» **WHAT TO DO**: Print the listing in its entirety and exactly, leaving out images.
---------- DATA SECTION ----------
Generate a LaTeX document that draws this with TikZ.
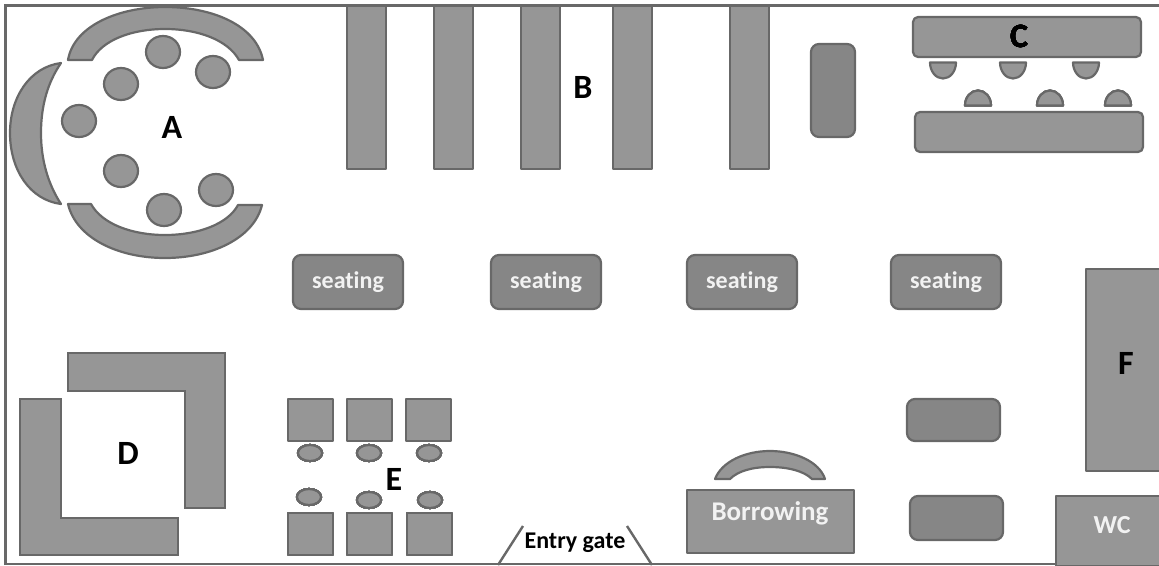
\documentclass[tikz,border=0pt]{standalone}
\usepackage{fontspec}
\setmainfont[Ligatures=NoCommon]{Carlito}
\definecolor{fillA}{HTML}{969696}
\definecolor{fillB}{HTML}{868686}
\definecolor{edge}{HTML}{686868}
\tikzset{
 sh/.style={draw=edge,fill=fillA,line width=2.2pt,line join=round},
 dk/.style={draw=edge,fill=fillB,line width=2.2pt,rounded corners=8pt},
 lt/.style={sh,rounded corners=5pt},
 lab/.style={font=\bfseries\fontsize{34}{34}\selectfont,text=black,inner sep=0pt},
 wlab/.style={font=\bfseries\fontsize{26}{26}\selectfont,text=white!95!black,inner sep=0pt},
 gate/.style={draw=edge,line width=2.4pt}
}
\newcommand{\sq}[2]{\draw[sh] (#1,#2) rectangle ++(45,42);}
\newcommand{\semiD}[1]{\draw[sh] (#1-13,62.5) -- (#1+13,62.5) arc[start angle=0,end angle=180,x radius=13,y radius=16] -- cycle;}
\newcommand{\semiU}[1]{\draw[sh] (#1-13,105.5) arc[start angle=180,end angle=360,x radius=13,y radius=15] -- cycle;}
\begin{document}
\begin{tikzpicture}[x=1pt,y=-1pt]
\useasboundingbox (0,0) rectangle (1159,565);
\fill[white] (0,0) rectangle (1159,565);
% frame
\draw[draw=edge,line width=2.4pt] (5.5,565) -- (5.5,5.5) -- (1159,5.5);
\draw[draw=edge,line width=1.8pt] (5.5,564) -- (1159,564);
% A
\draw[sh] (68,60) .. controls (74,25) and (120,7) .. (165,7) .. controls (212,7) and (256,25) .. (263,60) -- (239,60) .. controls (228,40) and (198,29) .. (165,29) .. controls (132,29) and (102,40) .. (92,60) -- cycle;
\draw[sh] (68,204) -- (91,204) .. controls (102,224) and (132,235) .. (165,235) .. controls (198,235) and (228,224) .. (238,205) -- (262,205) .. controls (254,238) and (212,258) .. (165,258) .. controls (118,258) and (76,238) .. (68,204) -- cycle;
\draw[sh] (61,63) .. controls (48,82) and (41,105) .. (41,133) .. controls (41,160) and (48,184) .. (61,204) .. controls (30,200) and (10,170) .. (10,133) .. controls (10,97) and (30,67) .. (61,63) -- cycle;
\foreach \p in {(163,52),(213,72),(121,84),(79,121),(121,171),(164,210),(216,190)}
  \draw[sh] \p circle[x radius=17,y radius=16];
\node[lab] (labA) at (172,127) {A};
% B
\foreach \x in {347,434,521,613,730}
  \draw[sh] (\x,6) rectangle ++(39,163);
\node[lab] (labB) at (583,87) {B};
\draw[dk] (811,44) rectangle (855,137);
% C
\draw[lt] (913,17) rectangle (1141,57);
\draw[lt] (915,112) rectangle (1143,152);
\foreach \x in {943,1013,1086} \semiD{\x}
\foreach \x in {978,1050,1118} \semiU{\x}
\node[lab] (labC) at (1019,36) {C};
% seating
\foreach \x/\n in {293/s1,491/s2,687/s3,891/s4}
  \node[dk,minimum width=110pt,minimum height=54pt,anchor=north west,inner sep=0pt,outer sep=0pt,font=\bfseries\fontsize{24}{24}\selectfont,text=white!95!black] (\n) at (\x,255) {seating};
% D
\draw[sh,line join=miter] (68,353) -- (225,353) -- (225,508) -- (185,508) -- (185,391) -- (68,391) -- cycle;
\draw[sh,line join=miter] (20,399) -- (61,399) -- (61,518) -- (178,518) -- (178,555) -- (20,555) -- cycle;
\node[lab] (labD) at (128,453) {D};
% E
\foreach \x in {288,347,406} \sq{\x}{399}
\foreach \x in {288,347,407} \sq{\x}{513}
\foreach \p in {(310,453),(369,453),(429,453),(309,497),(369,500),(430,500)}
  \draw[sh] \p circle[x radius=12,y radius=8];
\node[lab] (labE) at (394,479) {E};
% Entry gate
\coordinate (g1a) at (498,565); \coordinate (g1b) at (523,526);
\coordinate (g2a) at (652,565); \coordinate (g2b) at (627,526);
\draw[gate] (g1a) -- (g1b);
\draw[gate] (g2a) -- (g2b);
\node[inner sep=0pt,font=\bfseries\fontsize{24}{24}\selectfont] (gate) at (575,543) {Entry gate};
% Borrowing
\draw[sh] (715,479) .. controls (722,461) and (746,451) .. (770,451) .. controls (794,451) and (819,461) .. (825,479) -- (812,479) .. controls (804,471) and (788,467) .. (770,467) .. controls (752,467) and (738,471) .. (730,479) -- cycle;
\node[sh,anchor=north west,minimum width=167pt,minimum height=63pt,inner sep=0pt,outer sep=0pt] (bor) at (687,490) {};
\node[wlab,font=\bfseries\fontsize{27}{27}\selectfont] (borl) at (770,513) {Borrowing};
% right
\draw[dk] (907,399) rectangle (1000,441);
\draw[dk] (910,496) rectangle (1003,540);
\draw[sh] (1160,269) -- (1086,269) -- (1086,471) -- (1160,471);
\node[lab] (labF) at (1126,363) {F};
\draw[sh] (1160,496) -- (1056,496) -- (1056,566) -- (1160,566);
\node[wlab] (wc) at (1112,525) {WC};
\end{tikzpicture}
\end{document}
----------
» **SOLUTION FOR THIS PROBLEM**:
Generate a LaTeX document that draws this with TikZ.
\documentclass[tikz,border=0pt]{standalone}
\usepackage{fontspec}
\setmainfont[Ligatures=NoCommon]{Carlito}
\definecolor{fillA}{HTML}{969696}
\definecolor{fillB}{HTML}{868686}
\definecolor{edge}{HTML}{686868}
\tikzset{
 sh/.style={draw=edge,fill=fillA,line width=2.2pt,line join=round},
 dk/.style={draw=edge,fill=fillB,line width=2.2pt,rounded corners=8pt},
 lt/.style={sh,rounded corners=5pt},
 lab/.style={font=\bfseries\fontsize{34}{34}\selectfont,text=black,inner sep=0pt},
 wlab/.style={font=\bfseries\fontsize{26}{26}\selectfont,text=white!95!black,inner sep=0pt},
 gate/.style={draw=edge,line width=2.4pt}
}
\newcommand{\sq}[2]{\draw[sh] (#1,#2) rectangle ++(45,42);}
\newcommand{\semiD}[1]{\draw[sh] (#1-13,62.5) -- (#1+13,62.5) arc[start angle=0,end angle=180,x radius=13,y radius=16] -- cycle;}
\newcommand{\semiU}[1]{\draw[sh] (#1-13,105.5) arc[start angle=180,end angle=360,x radius=13,y radius=15] -- cycle;}
\begin{document}
\begin{tikzpicture}[x=1pt,y=-1pt]
\useasboundingbox (0,0) rectangle (1159,565);
\fill[white] (0,0) rectangle (1159,565);
% frame
\draw[draw=edge,line width=2.4pt] (5.5,565) -- (5.5,5.5) -- (1159,5.5);
\draw[draw=edge,line width=1.8pt] (5.5,564) -- (1159,564);
% A
\draw[sh] (68,60) .. controls (74,25) and (120,7) .. (165,7) .. controls (212,7) and (256,25) .. (263,60) -- (239,60) .. controls (228,40) and (198,29) .. (165,29) .. controls (132,29) and (102,40) .. (92,60) -- cycle;
\draw[sh] (68,204) -- (91,204) .. controls (102,224) and (132,235) .. (165,235) .. controls (198,235) and (228,224) .. (238,205) -- (262,205) .. controls (254,238) and (212,258) .. (165,258) .. controls (118,258) and (76,238) .. (68,204) -- cycle;
\draw[sh] (61,63) .. controls (48,82) and (41,105) .. (41,133) .. controls (41,160) and (48,184) .. (61,204) .. controls (30,200) and (10,170) .. (10,133) .. controls (10,97) and (30,67) .. (61,63) -- cycle;
\foreach \p in {(163,52),(213,72),(121,84),(79,121),(121,171),(164,210),(216,190)}
  \draw[sh] \p circle[x radius=17,y radius=16];
\node[lab] (labA) at (172,127) {A};
% B
\foreach \x in {347,434,521,613,730}
  \draw[sh] (\x,6) rectangle ++(39,163);
\node[lab] (labB) at (583,87) {B};
\draw[dk] (811,44) rectangle (855,137);
% C
\draw[lt] (913,17) rectangle (1141,57);
\draw[lt] (915,112) rectangle (1143,152);
\foreach \x in {943,1013,1086} \semiD{\x}
\foreach \x in {978,1050,1118} \semiU{\x}
\node[lab] (labC) at (1019,36) {C};
% seating
\foreach \x/\n in {293/s1,491/s2,687/s3,891/s4}
  \node[dk,minimum width=110pt,minimum height=54pt,anchor=north west,inner sep=0pt,outer sep=0pt,font=\bfseries\fontsize{24}{24}\selectfont,text=white!95!black] (\n) at (\x,255) {seating};
% D
\draw[sh,line join=miter] (68,353) -- (225,353) -- (225,508) -- (185,508) -- (185,391) -- (68,391) -- cycle;
\draw[sh,line join=miter] (20,399) -- (61,399) -- (61,518) -- (178,518) -- (178,555) -- (20,555) -- cycle;
\node[lab] (labD) at (128,453) {D};
% E
\foreach \x in {288,347,406} \sq{\x}{399}
\foreach \x in {288,347,407} \sq{\x}{513}
\foreach \p in {(310,453),(369,453),(429,453),(309,497),(369,500),(430,500)}
  \draw[sh] \p circle[x radius=12,y radius=8];
\node[lab] (labE) at (394,479) {E};
% Entry gate
\coordinate (g1a) at (498,565); \coordinate (g1b) at (523,526);
\coordinate (g2a) at (652,565); \coordinate (g2b) at (627,526);
\draw[gate] (g1a) -- (g1b);
\draw[gate] (g2a) -- (g2b);
\node[inner sep=0pt,font=\bfseries\fontsize{24}{24}\selectfont] (gate) at (575,543) {Entry gate};
% Borrowing
\draw[sh] (715,479) .. controls (722,461) and (746,451) .. (770,451) .. controls (794,451) and (819,461) .. (825,479) -- (812,479) .. controls (804,471) and (788,467) .. (770,467) .. controls (752,467) and (738,471) .. (730,479) -- cycle;
\node[sh,anchor=north west,minimum width=167pt,minimum height=63pt,inner sep=0pt,outer sep=0pt] (bor) at (687,490) {};
\node[wlab,font=\bfseries\fontsize{27}{27}\selectfont] (borl) at (770,513) {Borrowing};
% right
\draw[dk] (907,399) rectangle (1000,441);
\draw[dk] (910,496) rectangle (1003,540);
\draw[sh] (1160,269) -- (1086,269) -- (1086,471) -- (1160,471);
\node[lab] (labF) at (1126,363) {F};
\draw[sh] (1160,496) -- (1056,496) -- (1056,566) -- (1160,566);
\node[wlab] (wc) at (1112,525) {WC};
\end{tikzpicture}
\end{document}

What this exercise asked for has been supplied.